Malgré les preuves patentes de crimes de guerre et d’autres atteintes graves au droit international relevées pendant et après le conflit, il s’avère que ni Israël ni le Hamas n’ont mené une enquête fiable sur les faits ou poursuivi en justice les responsables présumés. Le Conseil de sécurité des Nations unies a condamné les attaques de civils perpétrées pendant le conflit et exhorté les deux belligérants à respecter le droit international, mais jusqu’à présent il a fait la sourde oreille aux allégations de crimes de guerre et d’autres atteintes graves commises tant par l’une que par l’autre partie.

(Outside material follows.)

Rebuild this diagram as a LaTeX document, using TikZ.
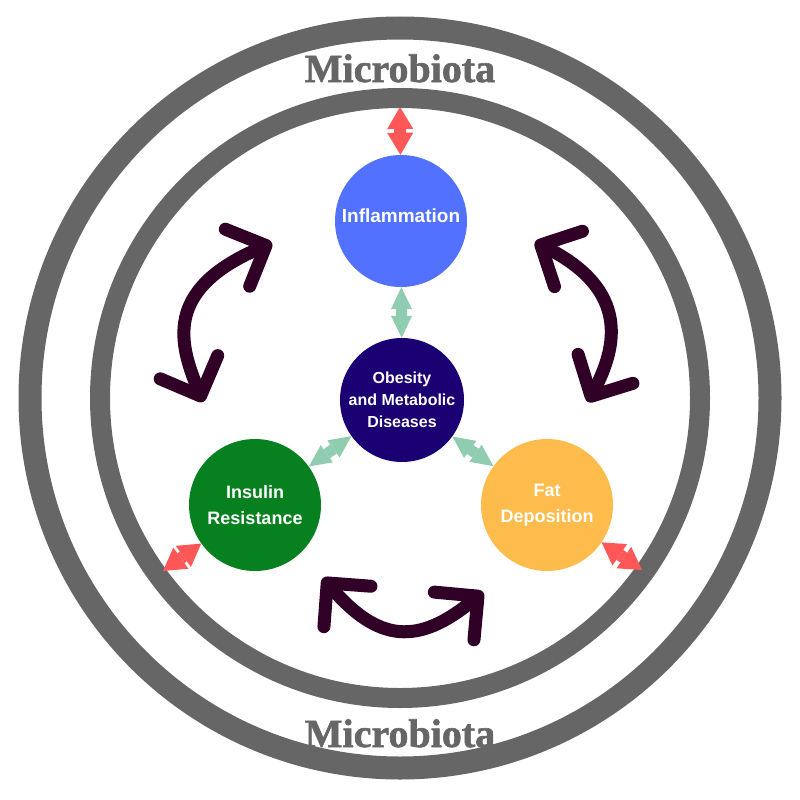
\documentclass[tikz,border=0pt]{standalone}
\usepackage{fontspec}
\setmainfont{Liberation Sans}
\newfontfamily\titlefont{Liberation Serif}[BoldFeatures={FakeBold=1.5}]
\usepackage{tikz}
\usetikzlibrary{arrows.meta}

\definecolor{ringgray}{HTML}{666666}
\definecolor{inflamblue}{HTML}{5271FF}
\definecolor{obesenavy}{HTML}{1A0072}
\definecolor{insulingreen}{HTML}{078020}
\definecolor{fatorange}{HTML}{FDBC4B}
\definecolor{linkgreen}{HTML}{8FCCB0}
\definecolor{pokered}{HTML}{FF5757}
\definecolor{loopdark}{HTML}{300026}

\begin{document}
\begin{tikzpicture}[x=1pt,y=-1pt,
    bubble/.style={circle,minimum size=132pt,inner sep=0pt,text=white,align=center,font=\bfseries\fontsize{18}{26}\selectfont},
    ringline/.style={draw=ringgray},
    microlabel/.style={anchor=base,text=ringgray,font=\titlefont\bfseries\fontsize{40}{40}\selectfont},
    greenlink/.style={draw=linkgreen,line width=11pt,{Triangle[length=22pt,width=21pt,line width=0pt]}-{Triangle[length=22pt,width=21pt,line width=0pt]}},
    redlink/.style={draw=pokered,line width=12pt,{Triangle[length=22pt,width=26pt,line width=0pt]}-{Triangle[length=22pt,width=26pt,line width=0pt]}},
    loopline/.style={draw=loopdark,line width=13pt,{Straight Barb[length=31pt,width=62pt,line width=13pt,round]}-{Straight Barb[length=31pt,width=62pt,line width=13pt,round]}}]
    \useasboundingbox (0,0) rectangle (800,800);

    % the two rings
    \coordinate (centre) at (400,398);
    \draw[ringline,line width=23pt] (centre) circle[radius=370];
    \draw[ringline,line width=20pt] (centre) circle[radius=300];
    \node[microlabel] (microtop) at (400,82) {Microbiota};
    \node[microlabel] (microbottom) at (400,747) {Microbiota};

    % circles
    \node[bubble,fill=inflamblue,text depth=10pt,font=\bfseries\fontsize{19}{26}\selectfont] (inflam) at (401,221) {Inflammation};
    \node[bubble,fill=obesenavy,minimum size=124pt,font=\bfseries\fontsize{16}{22}\selectfont] (obesity) at (402,400) {Obesity\\and Metabolic\\Diseases};
    \node[bubble,fill=insulingreen] (insulin) at (255,505) {Insulin\\Resistance};
    \node[bubble,fill=fatorange] (fat) at (547,505) {Fat\\Deposition};

    % links to the centre
    \draw[greenlink] (obesity) -- (inflam);
    \draw[greenlink] (obesity) -- (insulin);
    \draw[greenlink] (obesity) -- (fat);

    % links to the ring
    \coordinate (ringtop) at (400,107);
    \coordinate (ringleft) at (163,571);
    \coordinate (ringright) at (642,570);
    \draw[redlink] (inflam) -- (ringtop);
    \draw[redlink] (insulin) -- (ringleft);
    \draw[redlink] (fat) -- (ringright);

    % curved arrows
    \coordinate (leftlow) at (203,402);
    \coordinate (lefthigh) at (272,243);
    \coordinate (rightlow) at (588,402);
    \coordinate (righthigh) at (535,242);
    \coordinate (bottomleft) at (323,578);
    \coordinate (bottomright) at (483,592);
    \draw[loopline] (leftlow) .. controls (180,345) and (162,290) .. (lefthigh);
    \draw[loopline] (rightlow) .. controls (617,347) and (630,290) .. (righthigh);
    \draw[loopline] (bottomleft) .. controls (378,642) and (418,646) .. (bottomright);
\end{tikzpicture}
\end{document}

« Il incombe désormais à la communauté internationale, et en particulier au Conseil de sécurité, en tant qu’organe le plus puissant des Nations unies, de prendre des mesures décisives pour que les auteurs soient tenus de répondre de leurs actes et que les victimes obtiennent justice, a ajouté Donatella Rovera. Si Israël et le Hamas n’entreprennent pas des enquêtes fiables dans un délai établi et limité, le Conseil de sécurité se devra de porter les conclusions de la mission Goldstone devant le procureur de la Cour pénale internationale (CPI).
La mission d’établissement des faits, mise en place par le Conseil des droits de l’homme des Nations unies et menée par le juge Richard Goldstone, a rendu publiques ses conclusions et ses recommandations dans un rapport de 575 pages paru ce mardi 15 septembre. Elle concluait que tant les forces israéliennes que les groupes armés palestiniens ont commis des atteintes graves au droit international, y compris des crimes de guerre et des actes qui pourraient être considérés comme des crimes contre l'humanité.
Les conclusions du rapport concordent avec celles d’Amnesty International, qui a elle-même enquêté sur place sur le conflit de vingt-deux jours qui, du 27 décembre 2008 au 18 janvier 2009, a fait 1 400 morts parmi les Palestiniens et neuf parmi les Israéliens. La plupart des Palestiniens tués par des soldats israéliens étaient des civils non armés, dont quelque 300 enfants.
Trois civils et six soldats israéliens ont été tués par des tirs de roquettes palestiniens (et quatre autres soldats par des « tirs amis » imputables aux forces israéliennes). Les forces israéliennes ont aussi mené des opérations de destruction massives et injustifiées à Gaza, laissant des quartiers entiers en ruines, et utilisé des Palestiniens comme boucliers humains.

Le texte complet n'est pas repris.